How to Use Volume, Circulating Supply, and Market Capitalization Amounts to Trade More Effectively

Disclaimer: Any information in this article is general information and should not be used or misconstrued as advice when making trades on Amplify Exchange or any other service. Amplify is not liable for the personal decision to use this information.  


Beyond the recent changes in price of a given coin or token, there are multiple factors to consider when making decisions and trading. When making trades on Amplify Exchange, we provide the information for three of the main indicators of a given coins and tokens health and frequency of trading: Volume, Circulating Supply, and Market Capitalization.
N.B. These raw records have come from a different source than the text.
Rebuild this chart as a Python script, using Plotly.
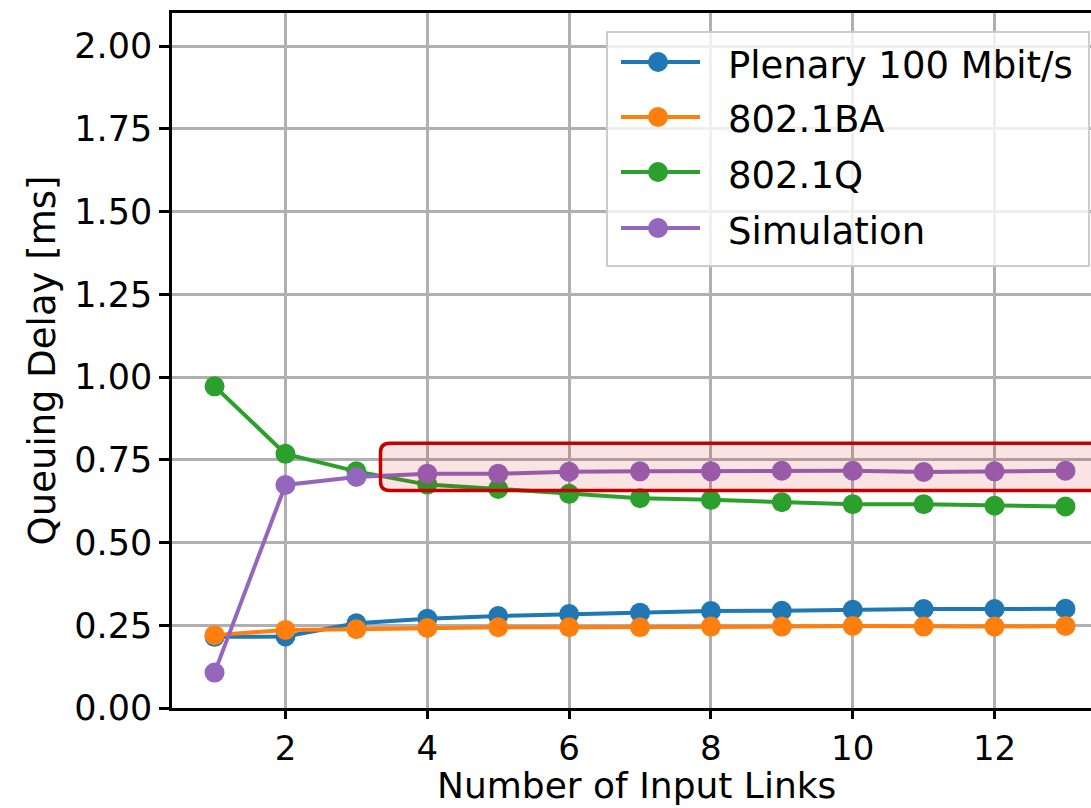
import plotly.graph_objects as go

# ---- data ----
input_links = [1, 2, 3, 4, 5, 6, 7, 8, 9, 10, 11, 12, 13]
plenary_100 = [0.215, 0.216, 0.256, 0.270, 0.278, 0.284, 0.288, 0.293, 0.294, 0.297, 0.299, 0.299, 0.300]
ieee_8021ba = [0.220, 0.236, 0.238, 0.242, 0.244, 0.244, 0.244, 0.246, 0.246, 0.248, 0.246, 0.246, 0.248]
ieee_8021q = [0.972, 0.768, 0.715, 0.675, 0.662, 0.647, 0.634, 0.629, 0.622, 0.616, 0.616, 0.611, 0.609]
simulation = [0.107, 0.674, 0.698, 0.708, 0.708, 0.714, 0.715, 0.715, 0.717, 0.717, 0.713, 0.715, 0.717]

series_names = ["Plenary 100 Mbit/s", "802.1BA", "802.1Q", "Simulation"]
series_values = [plenary_100, ieee_8021ba, ieee_8021q, simulation]
series_colors = ["#1f77b4", "#ff7f0e", "#2ca02c", "#9467bd"]

x_ticks = [2, 4, 6, 8, 10, 12]
y_ticks = [0.0, 0.25, 0.5, 0.75, 1.0, 1.25, 1.5, 1.75, 2.0]

# highlighted region (data units)
hl_x0, hl_x1 = 3.34, 13.62
hl_y0, hl_y1 = 0.657, 0.800

FONT = "DejaVu Sans"
W, H = 1091, 808
ML, MR, MT, MB = 172, 0, 13, 100
PW, PH = W - ML - MR, H - MT - MB


def px_x(p):
    return (p - ML) / PW


def px_y(p):
    return (H - MB - p) / PH


fig = go.Figure()
for name, vals, col in zip(series_names, series_values, series_colors):
    fig.add_trace(go.Scatter(
        x=input_links, y=vals, name=name, mode="lines+markers",
        line=dict(color=col, width=4),
        marker=dict(color=col, size=20),
        cliponaxis=False, showlegend=False,
    ))

# rounded rectangle highlight
rx, ry = 0.13, 0.028
path = (f"M {hl_x0+rx},{hl_y1} L {hl_x1-rx},{hl_y1} Q {hl_x1},{hl_y1} {hl_x1},{hl_y1-ry} "
        f"L {hl_x1},{hl_y0+ry} Q {hl_x1},{hl_y0} {hl_x1-rx},{hl_y0} "
        f"L {hl_x0+rx},{hl_y0} Q {hl_x0},{hl_y0} {hl_x0},{hl_y0+ry} "
        f"L {hl_x0},{hl_y1-ry} Q {hl_x0},{hl_y1} {hl_x0+rx},{hl_y1} Z")
fig.add_shape(type="path", path=path, xref="x", yref="y", layer="above",
              line=dict(color="#c40000", width=3.5), fillcolor="rgba(200,0,0,0.11)")

# ---- legend (matplotlib style) ----
leg_left, leg_right, leg_top, leg_bottom = 607, 1089, 32, 266
fig.add_shape(type="rect", xref="paper", yref="paper", layer="above",
              x0=px_x(leg_left), x1=px_x(leg_right), y0=px_y(leg_bottom), y1=px_y(leg_top),
              line=dict(color="#cccccc", width=2), fillcolor="rgba(255,255,255,0.8)")
row_y = [62, 117, 172, 228]
for name, col, ry_px in zip(series_names, series_colors, row_y):
    fig.add_shape(type="line", xref="paper", yref="paper", layer="above",
                  x0=px_x(621), x1=px_x(700), y0=px_y(ry_px), y1=px_y(ry_px),
                  line=dict(color=col, width=4))
    fig.add_shape(type="circle", xref="paper", yref="paper", layer="above",
                  x0=px_x(658 - 10), x1=px_x(658 + 10), y0=px_y(ry_px + 10), y1=px_y(ry_px - 10),
                  line=dict(color=col, width=0), fillcolor=col)
    fig.add_annotation(xref="paper", yref="paper", x=px_x(726), y=px_y(ry_px + 3),
                       xanchor="left", yanchor="middle", showarrow=False, text=name,
                       font=dict(family=FONT, size=37, color="black"))

# x-axis title placed as annotation just below the tick labels
fig.add_annotation(xref="paper", yref="paper", x=px_x(636), y=px_y(808), xanchor="center",
                   yanchor="bottom", showarrow=False, text="Number of Input Links",
                   font=dict(family=FONT, size=36, color="black"))

fig.update_layout(
    width=W, height=H,
    margin=dict(l=ML, r=MR, t=MT, b=MB),
    paper_bgcolor="white", plot_bgcolor="white",
    font=dict(family=FONT, size=35, color="black"),
    showlegend=False,
)
fig.update_xaxes(
    range=[0.4, 13.36], tickmode="array", tickvals=x_ticks,
    showgrid=True, gridcolor="#b0b0b0", gridwidth=2.5,
    showline=True, linecolor="black", linewidth=2.5, mirror=True,
    ticks="outside", ticklen=8, tickwidth=2.5, tickcolor="black",
    tickfont=dict(family=FONT, size=34),
    zeroline=False,
)
fig.update_yaxes(
    range=[0, 2.1], tickmode="array", tickvals=y_ticks, tickformat=".2f",
    showgrid=True, gridcolor="#b0b0b0", gridwidth=2.5,
    showline=True, linecolor="black", linewidth=2.5, mirror=False,
    ticks="outside", ticklen=10, tickwidth=2.5, tickcolor="black",
    zeroline=False,
    title=dict(text="Queuing Delay [ms]", font=dict(family=FONT, size=37), standoff=8),
)

fig.write_html("out.html")
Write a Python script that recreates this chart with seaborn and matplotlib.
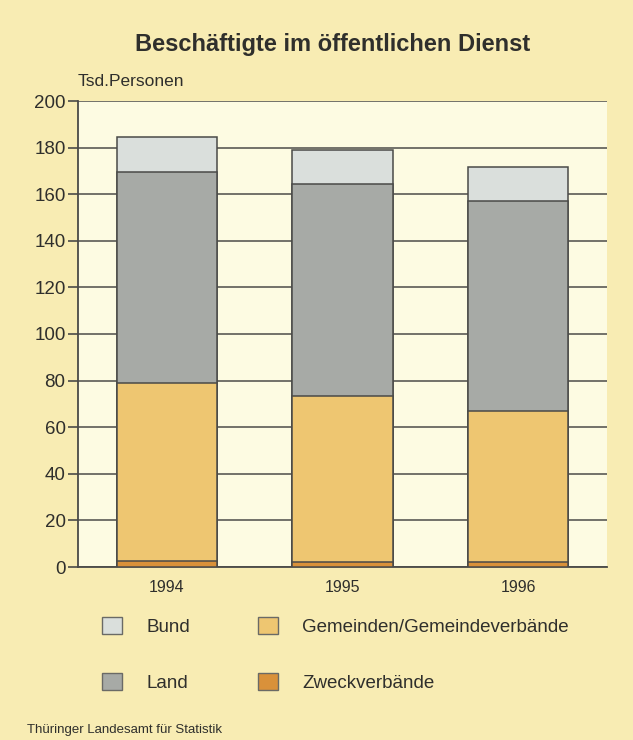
import matplotlib
matplotlib.use("Agg")
import matplotlib.pyplot as plt
import seaborn as sns
import pandas as pd
import numpy as np
from matplotlib.patches import Patch

years = ["1994", "1995", "1996"]
zweckverbaende = [2.5, 2.2, 2.2]
gemeinden = [76.3, 71.2, 64.6]
land = [90.9, 90.8, 90.1]
bund = [15.0, 14.8, 14.8]

series_names = ["Bund", "Land", "Gemeinden/Gemeindeverbände", "Zweckverbände"]
colors = {"Bund": "#DADFDC", "Land": "#A7AAA6",
          "Gemeinden/Gemeindeverbände": "#EEC671", "Zweckverbände": "#D9913A"}
txt = "#2F2F2C"

sns.set_theme(style="white")
plt.rcParams['font.family'] = ['Liberation Sans', 'DejaVu Sans']

fig = plt.figure(figsize=(6.33, 7.40), dpi=100, facecolor="#F8ECB3")
ax = fig.add_axes([78/633, 1-567/740, (607-78)/633, (567-101)/740])
ax.set_facecolor("#FDFBE2")

# cumulative stacks (drawn from total down so lower segments overlay)
z = np.array(zweckverbaende)
g = z + np.array(gemeinden)
l = g + np.array(land)
b = l + np.array(bund)
stacks = [("Bund", b), ("Land", l), ("Gemeinden/Gemeindeverbände", g), ("Zweckverbände", z)]
for name, vals in stacks:
    df = pd.DataFrame({"Jahr": years, "Wert": vals})
    sns.barplot(data=df, x="Jahr", y="Wert", color=colors[name], saturation=1,
                width=0.57, edgecolor="#4A4A48", linewidth=1.1, ax=ax, zorder=3)

ax.set_ylim(0, 200)
ax.set_xlim(-0.505, 2.505)
ax.set_yticks(range(0, 201, 20))
ax.yaxis.grid(True, color="#5A5A55", linewidth=1.2, zorder=0)
ax.set_axisbelow(True)
for s in ["top", "right"]:
    ax.spines[s].set_visible(False)
for s in ["left", "bottom"]:
    ax.spines[s].set_color("#4A4A48")
    ax.spines[s].set_linewidth(1.3)
ax.tick_params(axis="y", length=7, width=1.2, color="#4A4A48", labelsize=13.5,
               labelcolor=txt, pad=2, left=True)
ax.tick_params(axis="x", length=0, labelsize=11.5, labelcolor=txt, pad=9)
ax.set_xlabel("")
ax.set_ylabel("")

fig.text(333/633, 1-45/740, "Beschäftigte im öffentlichen Dienst", ha="center", va="center",
         fontsize=17, fontweight="bold", color=txt)
fig.text(78/633, 1-82/740, "Tsd.Personen", ha="left", va="center",
         fontsize=12.5, color=txt)
fig.text(27/633, 1-730/740, "Thüringer Landesamt für Statistik", ha="left", va="center",
         fontsize=9.5, color=txt)

handles = [Patch(facecolor=colors[n], edgecolor="#6A6A66", linewidth=1.0) for n in series_names]
fig.legend(handles, series_names, loc="upper left", bbox_to_anchor=(102/633, 1-617/740),
           ncol=2, frameon=False, fontsize=13.5, handlelength=1.05, handleheight=1.0,
           handletextpad=1.3, labelspacing=2.0, columnspacing=3.65, borderpad=0,
           borderaxespad=0, labelcolor=txt)

fig.savefig("out.png", dpi=100, facecolor=fig.get_facecolor())
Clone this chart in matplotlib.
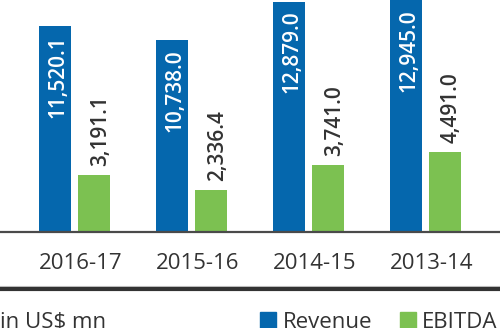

Volume is the amount of a coin that has been traded in the last 24 hours. This can demonstrate the health of the coin, and the value that other traders are placing on recent moves in the market. As an example, if a price on a token drops, but the volume remains low, it can imply that traders may be speculating the value to stabilize or even rebound.

Circulating Supply

This is the an estimation on the number of coins that are in the market and in the general public's hands. It is used as the standard measure instead of the Total Supply, as some percentage of the Total Supply also includes coins that are locked, on reserve, or just generally not for sale, and as such the coins not for sale cannot affect the value of a token.

Circulating supply can be used as an indicator of value, as cryptocurrency on a market or exchange is subject to the balance of supply and demand. This is why many coins are subjected to buyback and burn campaigns to help stabilize the value by taking some coins out of circulation and reducing the volume. A coin with a high volume that is not subjected to a burn campaign can be more easily impacted by inflation and devaluation. Knowing these factors, along with research about the coin itself, can help make decisions about whether to trade for a coin.

Market Capitalization

Market Capitalization (Often Shortened to Market Cap) is the total number of coins circulating of a given coin multiplied by the price of the coin. Market Cap is a good tool to know how much risk is involved when trading a token. 

Cryptocurrencies are generally divided between Large Cap, Medium Cap, and Small Cap.

Large cap coins like Bitcoin, Ethereum, and Ripple present less risk, but growing to a certain size limits a their growth potential.

Small cap coins inherently present more risk because of potential failure. Additionally, while one of the smaller cap coins may sell at a lower price, you’re buying into less value. However, these cryptocurrencies also have more potential room for growth, and if they do, they can yield tremendous reward to supporters when they succeed.  

To conceptualize this, a small cap coin may only be valued at $1.00 USD, compared to medium cap token valued at $100.00 USD, and finally compared to a large cap token like Bitcoin valued at $10,000.00. The smaller value of the small cap coin means it is easier for a small cap coin to double in value, as it would only need to gain $1.00 of value versus gaining $100.00 or $10,000.00 to do so. But, the risk is that the smaller cap token may fail or collapse without support.